There are many reasons why you may be sad. It is important to know that sadness is a natural feeling and that it is all right to feel sad. It is all right to cry and/or tell others that you are sad. It is all right to show your parents that their divorce is difficult for you. It is difficult for them, too. Remember: it is very important to mourn, i.e. let your sadness out of yourself. It may take the form of crying, talking to others, walks and reflection, drawing or writing about what has happened. If you do not let it out, sadness will accumulate within and press on heavily and will always remind you that it is still there. If you let it out little by little, it will abate in time, and there will be more space in you for new things and joy because of good changes which have happened and entered into your life. Imagine a balloon full of air which is not well tied and has a small hole leaking air slowly. As time passes by, the most of the air will leak out. It applies to your sadness, too. The small hole to leak sadness may be all these things we mentioned, and you may yourself discover some new ones. That way your sadness will in time be easier than it is now.
Many children of divorcing parents think they are guilty and responsible for their parents’ divorce. They think that their behaviour, school success or teasing their brother or sister have led to their parents’ high conflict and, eventually, a divorce. However, none of these is true. Divorce is related only to parents’ issues and decisions. Although you may have heard your parents quarrelling about something you have done, such things are not the cause of their divorce. There are many things they quarrel about, because they cannot possibly agree and talk calmly. Your disobedient behaviour or poor school record may not be the source of their joy, but they do not affect their good or bad relationship. You can do nothing to prevent their discord and quarrelling, neither should you try to do it. Adults must take care not to argue in front of their children and to protect them from their own problems. Remember that parents divorce because they cannot live together any more, or they do not love each other any more, or they cannot agree about too many things.

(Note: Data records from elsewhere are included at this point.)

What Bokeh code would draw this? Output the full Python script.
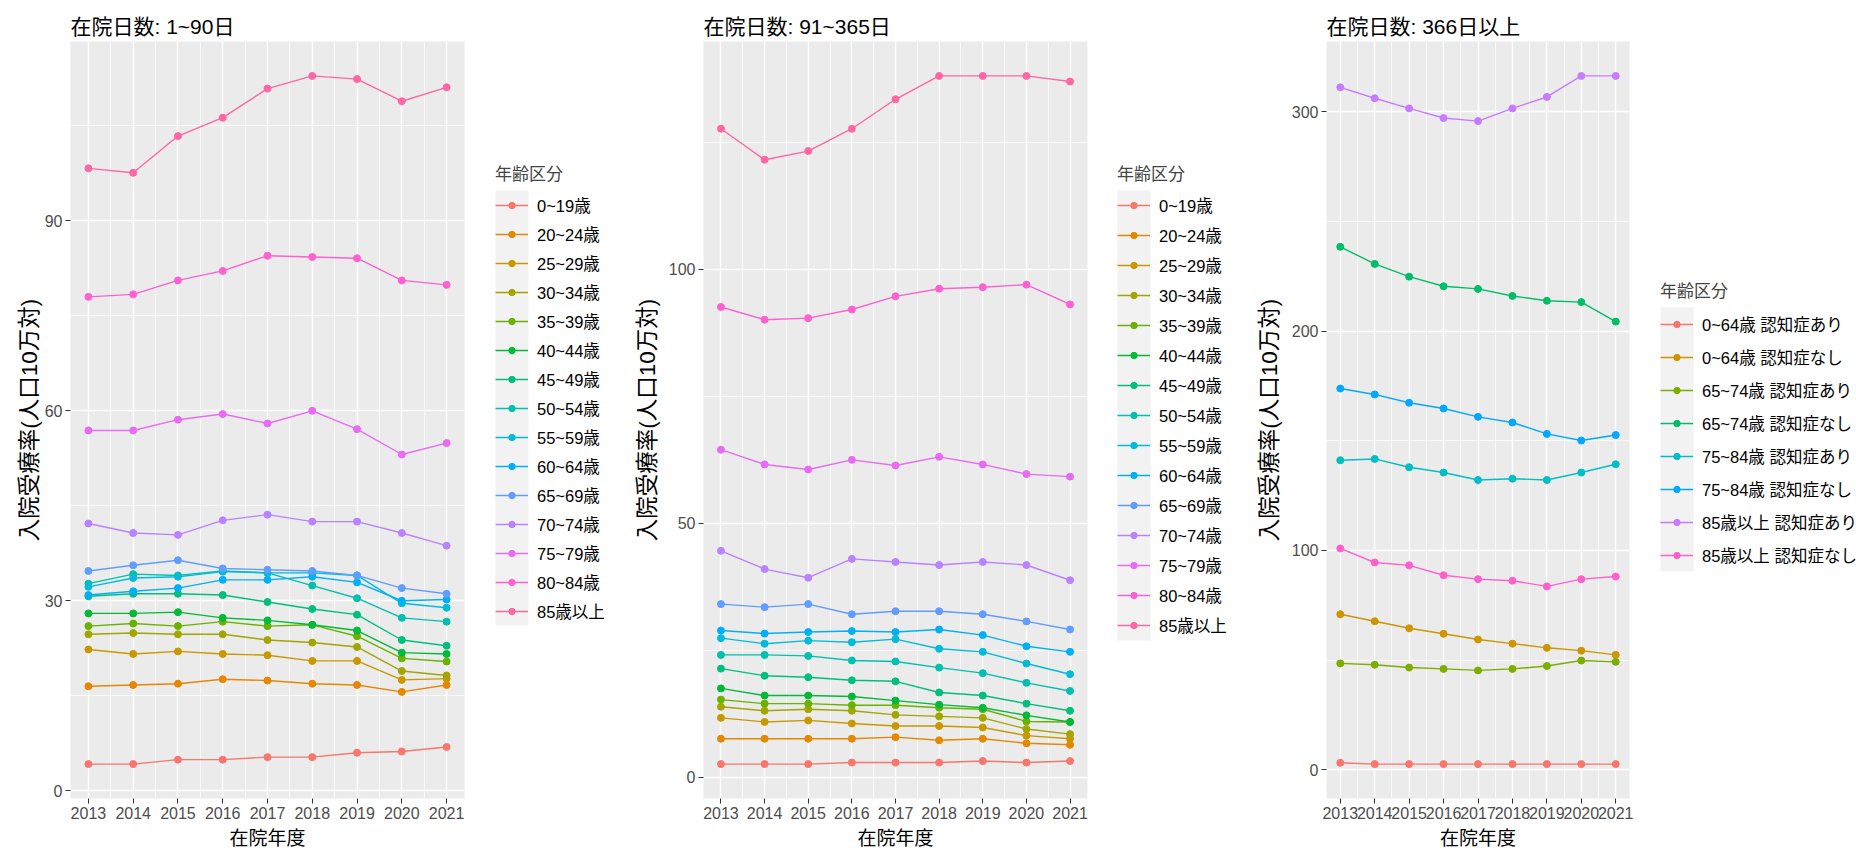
from bokeh.plotting import figure
from bokeh.models import Range1d, FixedTicker, Legend, LegendItem, BoxAnnotation
from bokeh.layouts import row
from bokeh.embed import file_html
from bokeh.resources import INLINE

years = [2013, 2014, 2015, 2016, 2017, 2018, 2019, 2020, 2021]

# ---- 在院日数: 1~90日 ----
ages15 = ["0~19歳", "20~24歳", "25~29歳", "30~34歳", "35~39歳", "40~44歳", "45~49歳",
          "50~54歳", "55~59歳", "60~64歳", "65~69歳", "70~74歳", "75~79歳", "80~84歳", "85歳以上"]
s1_00_19 = [4.2, 4.2, 4.9, 4.9, 5.3, 5.3, 6.0, 6.2, 6.9]
s1_20_24 = [16.5, 16.7, 16.9, 17.6, 17.4, 16.9, 16.7, 15.6, 16.7]
s1_25_29 = [22.3, 21.6, 22.0, 21.6, 21.4, 20.5, 20.5, 17.5, 17.7]
s1_30_34 = [24.7, 24.9, 24.7, 24.7, 23.8, 23.4, 22.7, 18.9, 18.2]
s1_35_39 = [26.0, 26.4, 26.0, 26.7, 26.0, 26.2, 24.4, 20.9, 20.4]
s1_40_44 = [28.0, 28.0, 28.2, 27.3, 26.9, 26.2, 25.3, 21.8, 21.6]
s1_45_49 = [30.7, 31.1, 31.1, 30.9, 29.8, 28.7, 27.8, 23.8, 22.9]
s1_50_54 = [32.7, 34.2, 34.0, 34.7, 34.4, 32.4, 30.4, 27.3, 26.7]
s1_55_59 = [32.2, 33.6, 33.8, 34.6, 34.4, 34.4, 34.0, 29.6, 28.9]
s1_60_64 = [30.9, 31.5, 32.0, 33.3, 33.3, 33.8, 32.9, 30.0, 30.2]
s1_65_69 = [34.7, 35.6, 36.4, 35.1, 34.9, 34.7, 34.0, 32.0, 31.1]
s1_70_74 = [42.2, 40.7, 40.4, 42.7, 43.6, 42.5, 42.5, 40.7, 38.7]
s1_75_79 = [56.9, 56.9, 58.6, 59.5, 58.0, 60.0, 57.1, 53.1, 54.9]
s1_80_84 = [78.0, 78.4, 80.6, 82.1, 84.5, 84.3, 84.1, 80.6, 79.9]
s1_85_up = [98.3, 97.6, 103.4, 106.3, 110.9, 112.9, 112.4, 108.9, 111.1]

# ---- 在院日数: 91~365日 ----
s2_00_19 = [2.6, 2.6, 2.6, 2.9, 2.9, 2.9, 3.2, 2.9, 3.2]
s2_20_24 = [7.6, 7.6, 7.6, 7.6, 7.9, 7.3, 7.6, 6.7, 6.4]
s2_25_29 = [11.7, 10.9, 11.2, 10.6, 10.1, 10.1, 9.8, 8.2, 7.6]
s2_30_34 = [13.9, 13.1, 13.4, 13.1, 12.3, 12.0, 11.7, 9.5, 8.5]
s2_35_39 = [15.3, 14.5, 14.5, 14.2, 14.2, 13.7, 13.4, 11.0, 10.9]
s2_40_44 = [17.5, 16.1, 16.1, 15.9, 15.1, 14.3, 13.7, 12.2, 10.9]
s2_45_49 = [21.4, 20.0, 19.7, 19.1, 18.9, 16.7, 16.1, 14.5, 13.1]
s2_50_54 = [24.1, 24.1, 23.9, 23.0, 22.8, 21.6, 20.5, 18.6, 17.0]
s2_55_59 = [27.4, 26.3, 26.9, 26.6, 27.2, 25.3, 24.7, 22.4, 20.3]
s2_60_64 = [28.9, 28.3, 28.6, 28.8, 28.6, 29.1, 28.0, 25.8, 24.7]
s2_65_69 = [34.1, 33.5, 34.1, 32.1, 32.7, 32.7, 32.1, 30.7, 29.1]
s2_70_74 = [44.6, 41.0, 39.3, 43.0, 42.4, 41.8, 42.4, 41.8, 38.8]
s2_75_79 = [64.5, 61.6, 60.6, 62.5, 61.4, 63.1, 61.6, 59.7, 59.2]
s2_80_84 = [92.6, 90.1, 90.4, 92.1, 94.7, 96.2, 96.5, 97.0, 93.1]
s2_85_up = [127.7, 121.6, 123.3, 127.7, 133.5, 138.1, 138.1, 138.1, 137.0]

# ---- 在院日数: 366日以上 ----
groups8 = ["0~64歳 認知症あり", "0~64歳 認知症なし", "65~74歳 認知症あり", "65~74歳 認知症なし",
           "75~84歳 認知症あり", "75~84歳 認知症なし", "85歳以上 認知症あり", "85歳以上 認知症なし"]
s3_00_64_d = [3.2, 2.6, 2.6, 2.6, 2.6, 2.6, 2.6, 2.6, 2.6]
s3_00_64_n = [70.9, 67.7, 64.5, 62.0, 59.4, 57.5, 55.6, 54.3, 52.4]
s3_65_74_d = [48.5, 47.9, 46.6, 46.0, 45.3, 46.0, 47.3, 49.8, 49.2]
s3_65_74_n = [238.4, 230.6, 224.8, 220.4, 219.2, 216.0, 213.8, 213.2, 204.3]
s3_75_84_d = [141.1, 141.7, 137.9, 135.5, 132.1, 132.7, 132.1, 135.5, 139.3]
s3_75_84_n = [173.8, 171.1, 167.3, 164.7, 160.9, 158.3, 153.1, 150.1, 152.6]
s3_85_up_d = [311.1, 306.1, 301.5, 297.1, 295.7, 301.5, 306.7, 316.3, 316.3]
s3_85_up_n = [100.9, 94.5, 93.2, 88.7, 86.9, 86.2, 83.6, 86.9, 88.1]

pal15 = ["#F8766D", "#E58700", "#C99800", "#A3A500", "#6BB100", "#00BA38", "#00BF7D",
         "#00C0AF", "#00BCD8", "#00B0F6", "#619CFF", "#B983FF", "#E76BF3", "#FD61D1", "#FF67A4"]
pal8 = ["#F8766D", "#CD9600", "#7CAE00", "#00BE67", "#00BFC4", "#00A9FF", "#C77CFF", "#FF61CC"]

FONT = "'Liberation Sans', 'Noto Sans CJK JP', sans-serif"
H = 851
TOP, BOTTOM = 41, 53
LINE_W, DOT = 1.4, 7


def chart(title, series, colors, width, left, right, yticks, yminor, ylab_standoff):
    allv = [v for s in series for v in s]
    lo, hi = min(allv), max(allv)
    pad = 0.05 * (hi - lo)
    p = figure(width=width, height=H, output_backend="svg", toolbar_location=None,
               x_range=Range1d(2012.6, 2021.4), y_range=Range1d(lo - pad, hi + pad),
               min_border_left=left, min_border_right=right,
               min_border_top=TOP, min_border_bottom=BOTTOM)
    p.background_fill_color = "#EBEBEB"
    p.border_fill_color = "white"
    p.outline_line_color = None

    p.title.text = title
    p.title.text_font = FONT
    p.title.text_font_size = "21px"
    p.title.text_font_style = "normal"
    p.title.text_color = "black"
    p.title.align = "left"
    p.title.standoff = 8

    p.xaxis.ticker = FixedTicker(ticks=years, minor_ticks=[y + 0.5 for y in years[:-1]])
    p.yaxis.ticker = FixedTicker(ticks=yticks, minor_ticks=yminor)
    for ax in (p.xaxis, p.yaxis):
        ax.axis_line_color = None
        ax.major_tick_line_color = "#333333"
        ax.major_tick_out = 5
        ax.major_tick_in = 0
        ax.minor_tick_line_color = None
        ax.major_label_text_font = FONT
        ax.major_label_text_font_size = "16px"
        ax.major_label_text_color = "#4D4D4D"
        ax.major_label_standoff = 3
        ax.axis_label_text_font = FONT
        ax.axis_label_text_font_style = "normal"
        ax.axis_label_text_color = "black"
    p.xaxis.axis_label = "在院年度"
    p.xaxis.axis_label_text_font_size = "19px"
    p.xaxis.axis_label_standoff = 6
    p.yaxis.axis_label = "入院受療率(人口10万対)"
    p.yaxis.axis_label_text_font_size = "22.5px"
    p.yaxis.axis_label_standoff = ylab_standoff

    for g in (p.xgrid, p.ygrid):
        g.grid_line_color = "white"
        g.grid_line_width = 1.4
        g.minor_grid_line_color = "white"
        g.minor_grid_line_width = 0.7

    for s, c in zip(series, colors):
        p.line(years, s, line_color=c, line_width=LINE_W)
    for s, c in zip(series, colors):
        p.scatter(years, s, size=DOT, fill_color=c, line_color=c)
    return p


def legend_panel(names, colors, width, key_left, key_top, row_h):
    # frame spans the same rows as the charts; one data unit per pixel, y downwards
    frame_bottom = H - BOTTOM
    lf = figure(width=width, height=H, output_backend="svg", toolbar_location=None,
                title=None, x_range=Range1d(0, width), y_range=Range1d(frame_bottom, TOP),
                min_border_left=0, min_border_right=0,
                min_border_top=TOP, min_border_bottom=BOTTOM,
                x_axis_location=None, y_axis_location=None)
    lf.grid.visible = False
    lf.outline_line_color = None
    lf.background_fill_color = "white"
    lf.border_fill_color = "white"

    n = len(names)
    key_w = 33
    lf.add_layout(BoxAnnotation(left=key_left, right=key_left + key_w,
                                top=key_top, bottom=key_top + n * row_h,
                                fill_color="#F2F2F2", fill_alpha=1.0, line_color=None,
                                level="underlay"))
    nan = float("nan")
    items = []
    for nm, c in zip(names, colors):
        # style carriers for the key swatches; a single NaN point draws nothing
        ln = lf.line(x=[nan], y=[nan], line_color=c, line_width=LINE_W)
        dt = lf.scatter(x=[nan], y=[nan], size=DOT, fill_color=c, line_color=c)
        items.append(LegendItem(label=nm, renderers=[ln, dt]))
    legend = Legend(items=items, title="年齢区分",
                    location=(key_left, frame_bottom - (key_top + n * row_h)),
                    orientation="vertical", padding=0, margin=0, spacing=0,
                    glyph_width=key_w, glyph_height=16, label_height=row_h,
                    label_standoff=9, label_text_font=FONT,
                    label_text_font_size="16.5px", label_text_color="black",
                    title_text_font=FONT, title_text_font_size="17px",
                    title_text_font_style="normal", title_standoff=5,
                    background_fill_alpha=0, border_line_color=None,
                    click_policy="none")
    lf.add_layout(legend)
    return lf


series1 = [s1_00_19, s1_20_24, s1_25_29, s1_30_34, s1_35_39, s1_40_44, s1_45_49, s1_50_54,
           s1_55_59, s1_60_64, s1_65_69, s1_70_74, s1_75_79, s1_80_84, s1_85_up]
series2 = [s2_00_19, s2_20_24, s2_25_29, s2_30_34, s2_35_39, s2_40_44, s2_45_49, s2_50_54,
           s2_55_59, s2_60_64, s2_65_69, s2_70_74, s2_75_79, s2_80_84, s2_85_up]
series3 = [s3_00_64_d, s3_00_64_n, s3_65_74_d, s3_65_74_n, s3_75_84_d, s3_75_84_n,
           s3_85_up_d, s3_85_up_n]

p1 = chart("在院日数: 1~90日", series1, pal15, 480, 70, 16,
           [0, 30, 60, 90], [15, 45, 75, 105], 0)
l1 = legend_panel(ages15, pal15, 140, 15, 190, 29)
p2 = chart("在院日数: 91~365日", series2, pal15, 480, 83, 13,
           [0, 50, 100], [25, 75, 125], 6)
l2 = legend_panel(ages15, pal15, 150, 17, 190, 30)
p3 = chart("在院日数: 366日以上", series3, pal8, 390, 76, 11,
           [0, 100, 200, 300], [50, 150, 250], 7)
l3 = legend_panel(groups8, pal8, 216, 20, 307, 33)

layout = row(p1, l1, p2, l2, p3, l3)
open("out.html", "w").write(file_html(layout, INLINE))
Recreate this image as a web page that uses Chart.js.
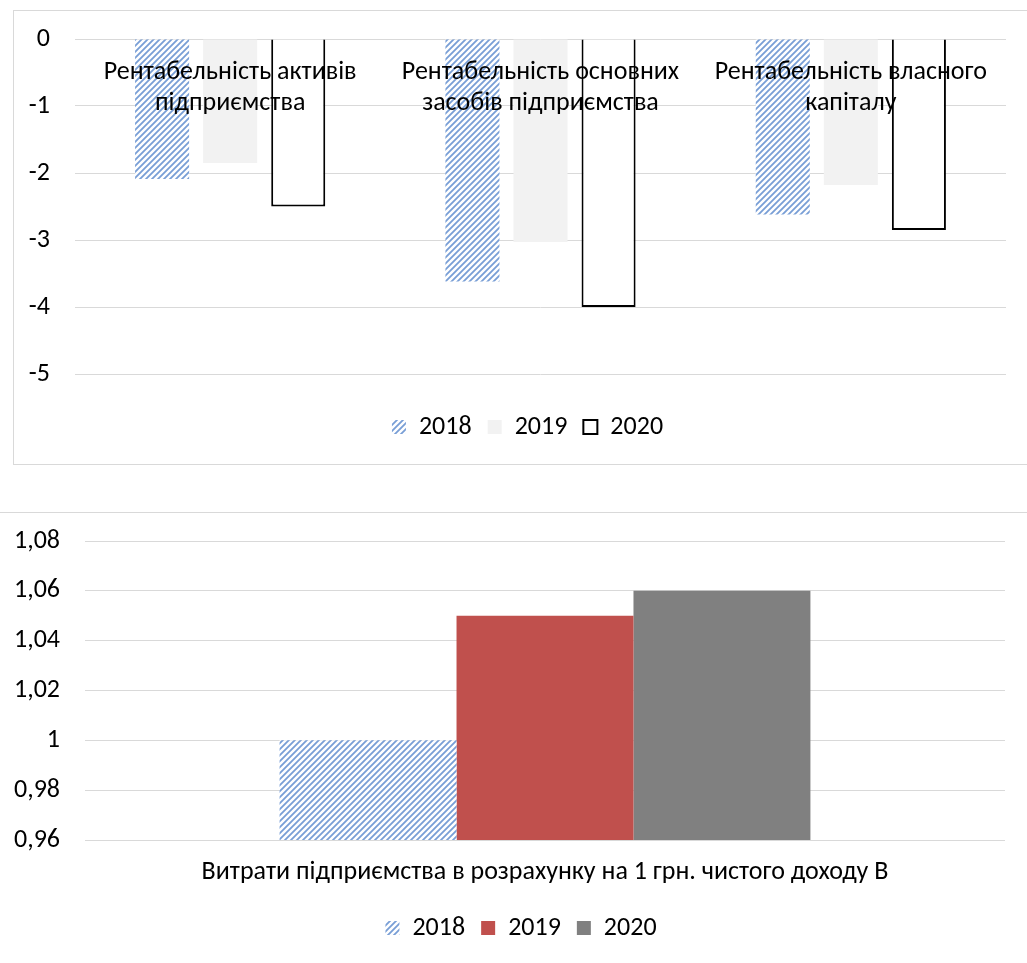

Some children feel a big relief after their parents divorce, especially those children who have repeatedly listened and witnessed their parents arguing, if they have felt bad with constant tension at home, or if they repeatedly watched their parents scuffle. Sometimes one of the parents has alcohol abuse problems and behaves badly when drunk. It happens that one parent offends and physically abuses the other parent, and sometimes the child becomes the victim of parents’ physical violence. In these cases a divorce and leaving the aggressive or problematic parent can be a big relief. Nevertheless, sadness may occur because the end of bad moments means the end of the good ones (if there were any). The feeling of relief in children is often followed by a feeling of guilt and betrayal because of the relief. If you have been experiencing bad moments and the decision about parental divorce caused your feeling of relief, and even a little joy, it is all right to feel so. It is natural to feel good when bad times are behind you, because now you are looking forward to good times which are to follow.